This section introduces the idea of a particular logical system (with given "rules"), and shows how difficulties can arise.
In a far-off country there are two sorts of town: in one, everyone always tells the truth; in the other, everyone always lies.
Suppose you were lost in a town in that country and wanted to know whether you were heading for the road out. If you didn't know whether it was a truth-telling town or a lying town, but could ask someone two questions, what would you do?
Charlotte: I'd ask something like "Is 1+1=2?", then I'd ask whether I was heading for the road out.
Good. Now suppose you could only ask one question.
Owen: That's not possible. You can't do it with one.
Actually, you can. Imagine you're a liar, and that I am heading out of town. How would you answer if I asked "What would you answer if I asked you whether I was heading out of town?"
Owen: You're right. I'd say "yes".
Of course, we're assuming the person you ask knows the correct answer, and that he must answer yes or no. What if we allow for the possibility that he may not know the answer, and that he may respond "I don't know"? Let's go back to the beginning, where we could ask two questions.
Charlotte: I'd start with the same question: "Is 1+1=2?".
Good. Then if he answered "no" or "I don't know", you'd know he was a liar. Now can you get more information than that with just one question?
Owen: Try the same as before: "What would you answer if I asked you whether I was heading out of town?".
The truth-teller would either put you on the right road or say he didn't know (if that was the case). A liar who knew that you were heading the right way would first have to consider how he would have responded if you had simply asked him: "Am I heading for the road out?" If you were heading out of town, his answer to this question would be either "no" or "I don't know". So his answer to the question Owen suggested could be any of "yes", "no" or "I don't know".
It's interesting to consider how the liar would answer if you asked a question he didn't know the correct answer to. Suppose you said to him "Is it true that the coin hidden under my hand is heads up?" How would he answer?
Owen: He can't say "yes" or "no" because either answer might be true.

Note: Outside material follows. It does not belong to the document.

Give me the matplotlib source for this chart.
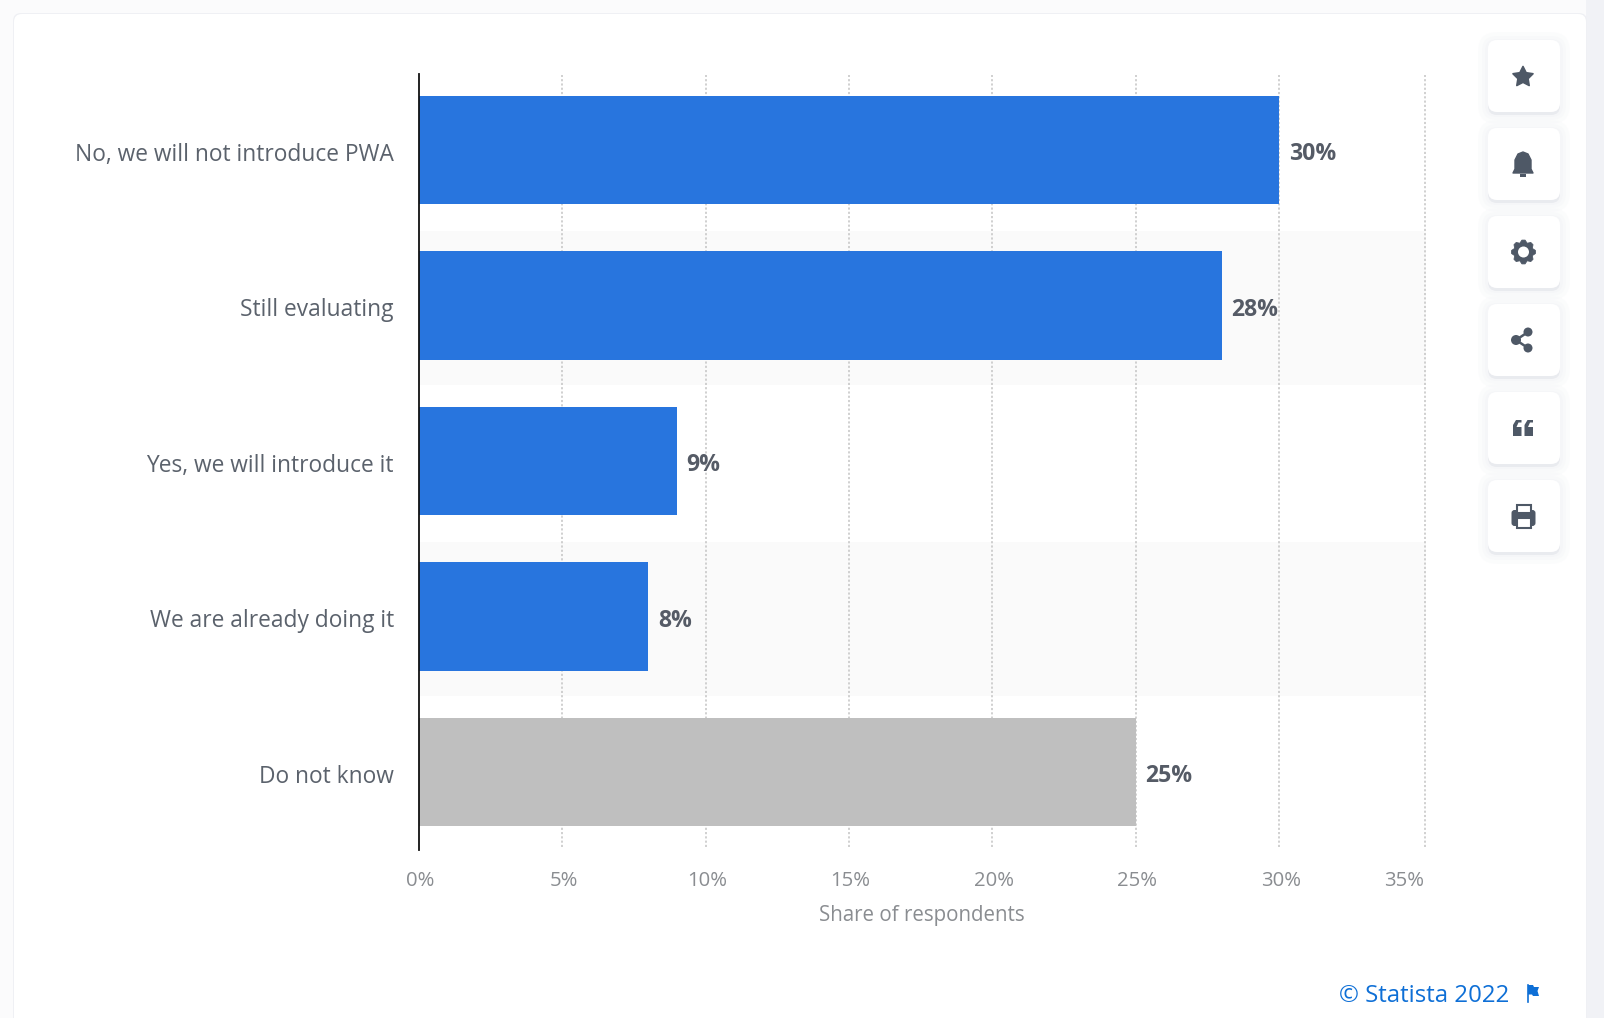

Charlotte: And he can't say "I don't know" because that would definitely be true.
Exactly. He can't answer.
Allowing propositions to have truth values other than TRUE or FALSE (for example, MAYBE) is the realm of modal logic. A modern textbook on this subject is Boulos' The Logic of Provability. This book is not accessible to the general reader, but an idea of the field can be gained from its introduction, and its bibliography is a useful guide.